The "news" today is that Eliot Spitzer has announced he is running for governor of New York. This is about as surprising as the "revelation" that Barry Bonds took steroids. Duh. The "AG" job is not nicknamed "Aspiring Governor" for nothing. Also, Spitzer represents the worst of a new trend of AG's using their prosecutor role to engage in lawsuits more for their media and publicity value rather than an sense of public service. Why else would Spitzer involve himself and the AG office in a compensation dispute between two private parties, except for the fact that the two private parties are very high profile in NY.
OK, but what is this Antarctica thing? Back when I was an undergrad at Princeton, one of my fondest memories was of a bizarre Student Body Governing Council (USG) election. The previous USG administration, headed by none other than fellow Princetonian Eliot Spitzer, had so irritated the student body that, for the first time in memory, the usually apathetic voting population who generally couldn't care less who their class president was actually produced an energetic opposition party. Even in his formative years, Spitzer was expert in using his office to generate publicity, in this case frequent mentions in the student newspaper that finally drove several students over the edge.
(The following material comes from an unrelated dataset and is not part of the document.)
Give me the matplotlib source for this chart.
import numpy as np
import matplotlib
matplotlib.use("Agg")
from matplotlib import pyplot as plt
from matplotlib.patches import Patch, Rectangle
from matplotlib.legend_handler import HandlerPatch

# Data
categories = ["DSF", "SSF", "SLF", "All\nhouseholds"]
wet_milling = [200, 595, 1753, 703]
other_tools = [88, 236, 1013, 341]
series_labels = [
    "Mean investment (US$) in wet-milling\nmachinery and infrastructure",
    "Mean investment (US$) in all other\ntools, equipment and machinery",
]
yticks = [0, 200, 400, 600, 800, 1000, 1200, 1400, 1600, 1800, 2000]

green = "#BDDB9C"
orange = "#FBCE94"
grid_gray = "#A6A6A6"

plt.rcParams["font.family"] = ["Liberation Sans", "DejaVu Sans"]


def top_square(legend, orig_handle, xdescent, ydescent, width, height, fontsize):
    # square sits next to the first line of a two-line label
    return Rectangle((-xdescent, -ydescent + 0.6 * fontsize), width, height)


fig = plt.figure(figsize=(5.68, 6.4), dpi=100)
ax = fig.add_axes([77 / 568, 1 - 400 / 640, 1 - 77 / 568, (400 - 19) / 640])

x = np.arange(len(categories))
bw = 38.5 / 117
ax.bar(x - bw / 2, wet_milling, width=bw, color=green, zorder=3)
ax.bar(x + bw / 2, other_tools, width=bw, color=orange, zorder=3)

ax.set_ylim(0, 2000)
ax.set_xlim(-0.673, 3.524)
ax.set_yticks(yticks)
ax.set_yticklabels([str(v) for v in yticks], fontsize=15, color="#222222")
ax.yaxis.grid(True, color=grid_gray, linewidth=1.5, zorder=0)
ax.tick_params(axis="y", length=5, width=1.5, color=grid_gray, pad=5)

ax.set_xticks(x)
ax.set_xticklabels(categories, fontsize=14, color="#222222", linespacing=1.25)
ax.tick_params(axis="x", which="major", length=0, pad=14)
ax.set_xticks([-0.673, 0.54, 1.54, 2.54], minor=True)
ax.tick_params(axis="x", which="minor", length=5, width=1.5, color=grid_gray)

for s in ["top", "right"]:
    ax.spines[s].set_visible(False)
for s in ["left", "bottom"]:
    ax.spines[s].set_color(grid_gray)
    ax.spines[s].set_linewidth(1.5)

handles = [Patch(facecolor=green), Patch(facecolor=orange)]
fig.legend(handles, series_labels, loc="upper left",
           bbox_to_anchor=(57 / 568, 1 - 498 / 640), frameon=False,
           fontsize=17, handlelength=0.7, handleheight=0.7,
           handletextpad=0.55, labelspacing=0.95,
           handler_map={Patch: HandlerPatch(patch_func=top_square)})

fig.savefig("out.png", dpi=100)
The result was the incredibly funny and entertaining Antarctic Liberation Front. I wish I had saved their brochures, but their proposals included things like imposing a dawn to dusk curfew on the school and funding school parties by annexing the mineral rights between the double yellow lines of the US highways. All of this was under the banner of starting jihad to free Antarctica. The ALF swept the USG election. This immensely annoyed Spitzer and other USG stalwarts, who decried the trivialization of such an august body. The pained and pompous wailing from the traditional student council weenies (sounding actually a lot like liberals after the last presidential election) only amused the general student population even further. After a few student-council-meetings-as-performance-art, the ALF resigned en mass and life went back to being just a little bit more boring.
If you think I am exaggerating in saying that the Spitzer-led student council types had a whiny reaction to this bit of fun, you should know that Spitzer was still whining about it 20 years later to the New Yorker magazine. Virginia Postrel, also a Princetonian at the time, had a similar reaction to mine here, and fisks the New Yorker article.